━━━━━ EXTRACTED ENTRIES ━━━━━

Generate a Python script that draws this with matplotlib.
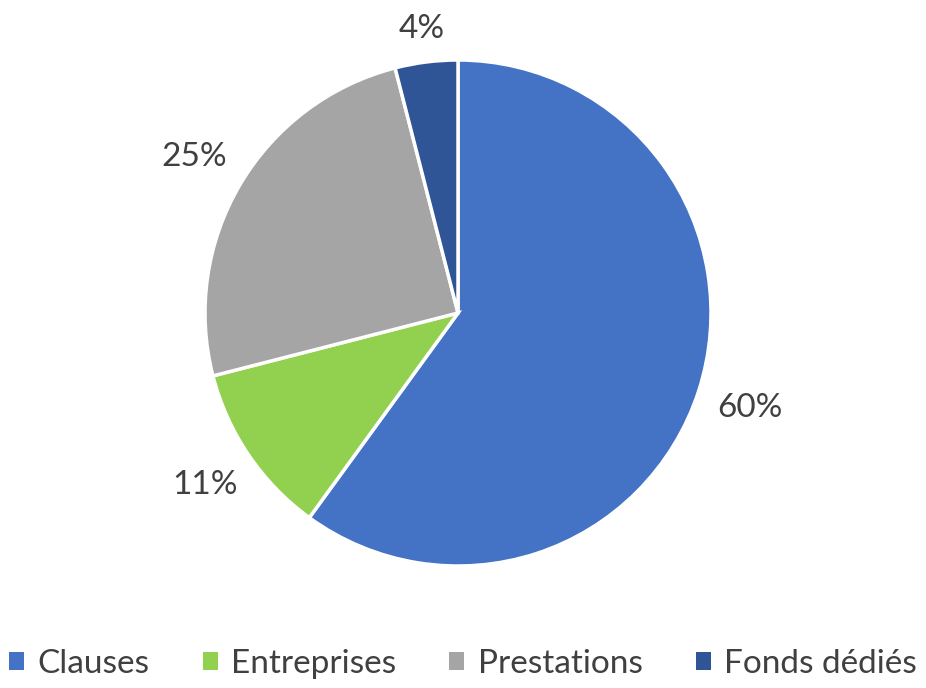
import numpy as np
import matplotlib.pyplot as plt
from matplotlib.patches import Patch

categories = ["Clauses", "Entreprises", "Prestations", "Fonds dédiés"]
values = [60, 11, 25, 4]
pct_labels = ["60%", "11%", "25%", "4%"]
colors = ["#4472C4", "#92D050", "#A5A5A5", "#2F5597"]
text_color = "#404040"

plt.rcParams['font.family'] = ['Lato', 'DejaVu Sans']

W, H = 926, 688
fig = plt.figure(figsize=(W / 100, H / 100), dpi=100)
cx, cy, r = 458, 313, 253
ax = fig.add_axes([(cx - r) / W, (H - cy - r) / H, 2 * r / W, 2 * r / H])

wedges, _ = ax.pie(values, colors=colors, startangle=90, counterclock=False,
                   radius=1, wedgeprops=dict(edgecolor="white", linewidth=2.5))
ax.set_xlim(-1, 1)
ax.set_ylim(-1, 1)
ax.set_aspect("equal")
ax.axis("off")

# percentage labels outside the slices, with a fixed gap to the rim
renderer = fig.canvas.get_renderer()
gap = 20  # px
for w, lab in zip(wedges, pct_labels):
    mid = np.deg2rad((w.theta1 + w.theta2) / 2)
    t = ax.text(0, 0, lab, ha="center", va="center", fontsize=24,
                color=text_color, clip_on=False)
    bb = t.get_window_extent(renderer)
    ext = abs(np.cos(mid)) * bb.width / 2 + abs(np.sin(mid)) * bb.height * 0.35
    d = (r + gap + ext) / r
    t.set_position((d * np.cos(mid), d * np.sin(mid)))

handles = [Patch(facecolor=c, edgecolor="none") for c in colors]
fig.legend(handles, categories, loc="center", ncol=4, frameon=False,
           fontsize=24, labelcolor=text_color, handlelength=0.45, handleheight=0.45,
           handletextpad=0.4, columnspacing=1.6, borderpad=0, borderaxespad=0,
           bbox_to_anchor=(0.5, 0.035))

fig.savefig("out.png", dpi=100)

━━━━━
━━━━━ EXTRACTED ENTRIES ━━━━━

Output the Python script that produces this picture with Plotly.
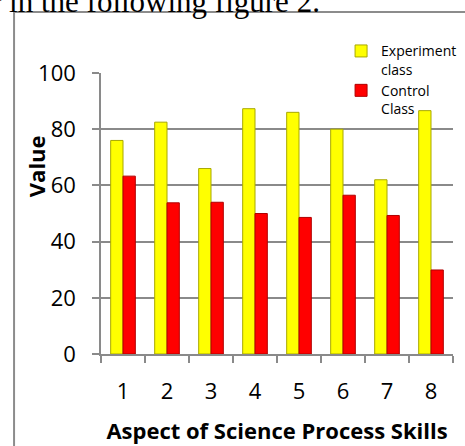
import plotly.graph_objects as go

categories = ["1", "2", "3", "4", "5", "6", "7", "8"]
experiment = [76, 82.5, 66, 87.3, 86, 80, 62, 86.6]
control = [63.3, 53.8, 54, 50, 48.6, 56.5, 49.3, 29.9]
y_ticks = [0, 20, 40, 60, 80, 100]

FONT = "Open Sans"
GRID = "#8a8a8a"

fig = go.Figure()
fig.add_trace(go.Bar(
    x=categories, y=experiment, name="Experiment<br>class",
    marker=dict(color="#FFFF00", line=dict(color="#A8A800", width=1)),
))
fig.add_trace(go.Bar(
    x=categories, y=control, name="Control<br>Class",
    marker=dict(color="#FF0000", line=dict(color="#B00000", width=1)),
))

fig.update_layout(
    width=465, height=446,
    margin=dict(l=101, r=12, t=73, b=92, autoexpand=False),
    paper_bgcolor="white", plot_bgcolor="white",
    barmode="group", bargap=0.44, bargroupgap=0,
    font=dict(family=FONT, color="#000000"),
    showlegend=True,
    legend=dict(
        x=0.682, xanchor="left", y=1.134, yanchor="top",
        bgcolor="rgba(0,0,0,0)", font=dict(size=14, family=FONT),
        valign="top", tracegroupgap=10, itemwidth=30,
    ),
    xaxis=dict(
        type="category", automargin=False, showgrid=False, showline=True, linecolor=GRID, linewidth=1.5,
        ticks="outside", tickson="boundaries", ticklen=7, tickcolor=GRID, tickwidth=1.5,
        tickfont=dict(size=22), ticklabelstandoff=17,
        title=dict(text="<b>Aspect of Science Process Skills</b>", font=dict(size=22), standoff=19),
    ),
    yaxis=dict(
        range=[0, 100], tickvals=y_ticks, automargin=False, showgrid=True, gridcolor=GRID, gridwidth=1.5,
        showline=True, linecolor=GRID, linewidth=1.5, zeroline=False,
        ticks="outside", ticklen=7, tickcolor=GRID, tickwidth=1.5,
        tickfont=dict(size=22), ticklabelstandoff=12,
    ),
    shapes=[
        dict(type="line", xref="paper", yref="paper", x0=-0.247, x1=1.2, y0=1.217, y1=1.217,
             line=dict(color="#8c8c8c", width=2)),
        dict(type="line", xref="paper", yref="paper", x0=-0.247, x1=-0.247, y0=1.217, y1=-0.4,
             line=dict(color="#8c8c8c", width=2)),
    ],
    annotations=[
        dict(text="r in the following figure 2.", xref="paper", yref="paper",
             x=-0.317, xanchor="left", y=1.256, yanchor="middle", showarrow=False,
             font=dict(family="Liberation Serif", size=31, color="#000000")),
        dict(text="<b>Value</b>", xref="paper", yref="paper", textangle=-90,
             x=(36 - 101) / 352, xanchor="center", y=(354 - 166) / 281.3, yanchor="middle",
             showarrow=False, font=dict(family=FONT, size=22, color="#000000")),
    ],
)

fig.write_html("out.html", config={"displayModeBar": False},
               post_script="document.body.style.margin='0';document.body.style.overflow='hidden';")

━━━━━
━━━━━ EXTRACTED ENTRIES ━━━━━

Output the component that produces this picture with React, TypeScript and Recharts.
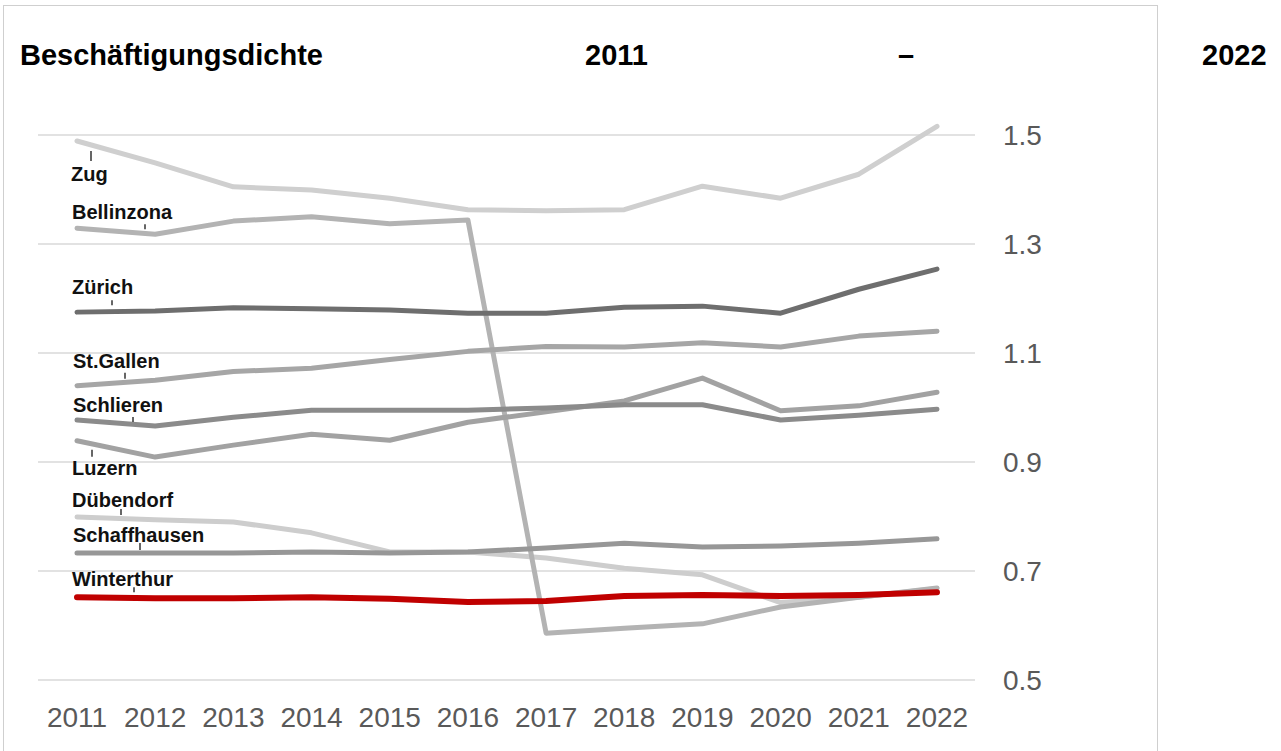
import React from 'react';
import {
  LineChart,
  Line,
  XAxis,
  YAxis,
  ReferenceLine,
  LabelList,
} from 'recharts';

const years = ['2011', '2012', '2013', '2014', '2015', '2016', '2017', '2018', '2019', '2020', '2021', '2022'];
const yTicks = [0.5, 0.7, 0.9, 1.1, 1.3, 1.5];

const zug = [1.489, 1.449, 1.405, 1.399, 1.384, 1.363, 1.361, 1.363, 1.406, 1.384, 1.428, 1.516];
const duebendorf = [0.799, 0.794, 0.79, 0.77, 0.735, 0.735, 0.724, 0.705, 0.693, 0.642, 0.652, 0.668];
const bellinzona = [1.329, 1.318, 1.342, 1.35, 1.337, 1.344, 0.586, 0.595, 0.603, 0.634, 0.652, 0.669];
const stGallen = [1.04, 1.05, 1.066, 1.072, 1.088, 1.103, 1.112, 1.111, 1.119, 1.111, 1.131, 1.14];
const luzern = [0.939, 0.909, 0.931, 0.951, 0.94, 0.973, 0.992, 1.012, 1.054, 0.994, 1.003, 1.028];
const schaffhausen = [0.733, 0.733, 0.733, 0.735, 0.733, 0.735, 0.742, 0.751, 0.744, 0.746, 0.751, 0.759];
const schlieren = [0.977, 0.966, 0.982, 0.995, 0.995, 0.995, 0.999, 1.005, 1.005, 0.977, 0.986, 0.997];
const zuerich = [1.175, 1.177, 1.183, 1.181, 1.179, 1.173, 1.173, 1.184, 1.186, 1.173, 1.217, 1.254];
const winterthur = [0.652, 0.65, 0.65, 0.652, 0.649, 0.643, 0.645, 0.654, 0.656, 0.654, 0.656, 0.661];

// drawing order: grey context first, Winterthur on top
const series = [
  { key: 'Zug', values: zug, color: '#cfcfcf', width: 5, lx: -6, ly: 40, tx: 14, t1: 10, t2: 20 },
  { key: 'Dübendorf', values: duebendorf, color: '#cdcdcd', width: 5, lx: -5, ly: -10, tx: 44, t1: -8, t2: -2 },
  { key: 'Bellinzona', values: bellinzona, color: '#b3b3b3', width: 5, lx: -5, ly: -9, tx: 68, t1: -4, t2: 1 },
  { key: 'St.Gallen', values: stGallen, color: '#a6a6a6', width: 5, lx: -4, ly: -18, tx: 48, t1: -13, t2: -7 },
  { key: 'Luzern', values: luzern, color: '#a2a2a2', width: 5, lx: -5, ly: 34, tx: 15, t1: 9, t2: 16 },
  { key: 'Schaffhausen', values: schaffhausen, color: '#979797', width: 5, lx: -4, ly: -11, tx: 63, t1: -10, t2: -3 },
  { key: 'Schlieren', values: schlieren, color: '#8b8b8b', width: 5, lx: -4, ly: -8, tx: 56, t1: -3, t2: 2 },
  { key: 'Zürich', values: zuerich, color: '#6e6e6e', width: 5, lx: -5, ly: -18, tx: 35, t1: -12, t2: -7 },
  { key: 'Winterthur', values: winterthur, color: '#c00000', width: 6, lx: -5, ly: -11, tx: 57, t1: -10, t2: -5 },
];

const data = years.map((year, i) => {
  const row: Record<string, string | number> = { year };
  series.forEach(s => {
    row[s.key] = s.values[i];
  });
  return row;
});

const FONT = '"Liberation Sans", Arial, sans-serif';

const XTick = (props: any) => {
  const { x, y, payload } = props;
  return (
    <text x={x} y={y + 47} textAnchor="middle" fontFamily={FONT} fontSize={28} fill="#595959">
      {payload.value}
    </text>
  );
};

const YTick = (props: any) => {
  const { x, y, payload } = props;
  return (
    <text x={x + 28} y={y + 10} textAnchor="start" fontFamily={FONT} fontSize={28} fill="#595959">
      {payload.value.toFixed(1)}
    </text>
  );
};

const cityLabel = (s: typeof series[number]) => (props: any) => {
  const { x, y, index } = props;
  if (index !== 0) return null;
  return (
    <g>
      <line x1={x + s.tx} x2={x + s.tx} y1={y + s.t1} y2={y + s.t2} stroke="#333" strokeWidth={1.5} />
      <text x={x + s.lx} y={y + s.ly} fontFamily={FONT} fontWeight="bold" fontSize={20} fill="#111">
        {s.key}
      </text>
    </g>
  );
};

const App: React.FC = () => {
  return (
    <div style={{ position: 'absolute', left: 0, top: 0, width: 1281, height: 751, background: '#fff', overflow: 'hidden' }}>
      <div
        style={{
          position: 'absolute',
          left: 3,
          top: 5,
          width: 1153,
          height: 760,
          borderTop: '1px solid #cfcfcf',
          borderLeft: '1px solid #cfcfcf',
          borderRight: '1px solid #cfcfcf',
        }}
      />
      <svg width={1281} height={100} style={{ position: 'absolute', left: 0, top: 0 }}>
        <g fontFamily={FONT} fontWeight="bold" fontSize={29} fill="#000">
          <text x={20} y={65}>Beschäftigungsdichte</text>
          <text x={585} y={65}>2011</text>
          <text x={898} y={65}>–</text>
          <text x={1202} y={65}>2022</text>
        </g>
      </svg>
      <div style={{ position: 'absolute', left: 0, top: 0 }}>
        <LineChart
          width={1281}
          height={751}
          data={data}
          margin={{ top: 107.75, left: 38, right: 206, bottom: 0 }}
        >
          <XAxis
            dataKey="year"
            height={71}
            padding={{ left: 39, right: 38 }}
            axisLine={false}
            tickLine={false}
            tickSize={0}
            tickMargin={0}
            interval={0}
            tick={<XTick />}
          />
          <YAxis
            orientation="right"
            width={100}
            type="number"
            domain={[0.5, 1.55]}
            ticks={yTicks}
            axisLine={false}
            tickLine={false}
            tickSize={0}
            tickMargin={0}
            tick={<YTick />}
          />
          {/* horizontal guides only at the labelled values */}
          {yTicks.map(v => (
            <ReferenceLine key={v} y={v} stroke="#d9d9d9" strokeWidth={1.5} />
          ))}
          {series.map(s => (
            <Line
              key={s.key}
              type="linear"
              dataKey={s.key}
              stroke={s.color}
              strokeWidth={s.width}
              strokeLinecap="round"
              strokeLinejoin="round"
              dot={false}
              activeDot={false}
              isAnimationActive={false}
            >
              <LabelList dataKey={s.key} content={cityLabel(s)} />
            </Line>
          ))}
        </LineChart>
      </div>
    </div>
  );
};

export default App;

━━━━━

* _TASK STATEMENT_
Only the lines starting at the line with "Generate a Python" and ending at the line with "plt.rcParams['font.family'] = ['Lato', 'DejaVu" should be printed again, exactly and with both ends kept; omit the pictures.

* _FULL SOLUTION_
Generate a Python script that draws this with matplotlib.
import numpy as np
import matplotlib.pyplot as plt
from matplotlib.patches import Patch

categories = ["Clauses", "Entreprises", "Prestations", "Fonds dédiés"]
values = [60, 11, 25, 4]
pct_labels = ["60%", "11%", "25%", "4%"]
colors = ["#4472C4", "#92D050", "#A5A5A5", "#2F5597"]
text_color = "#404040"

plt.rcParams['font.family'] = ['Lato', 'DejaVu Sans']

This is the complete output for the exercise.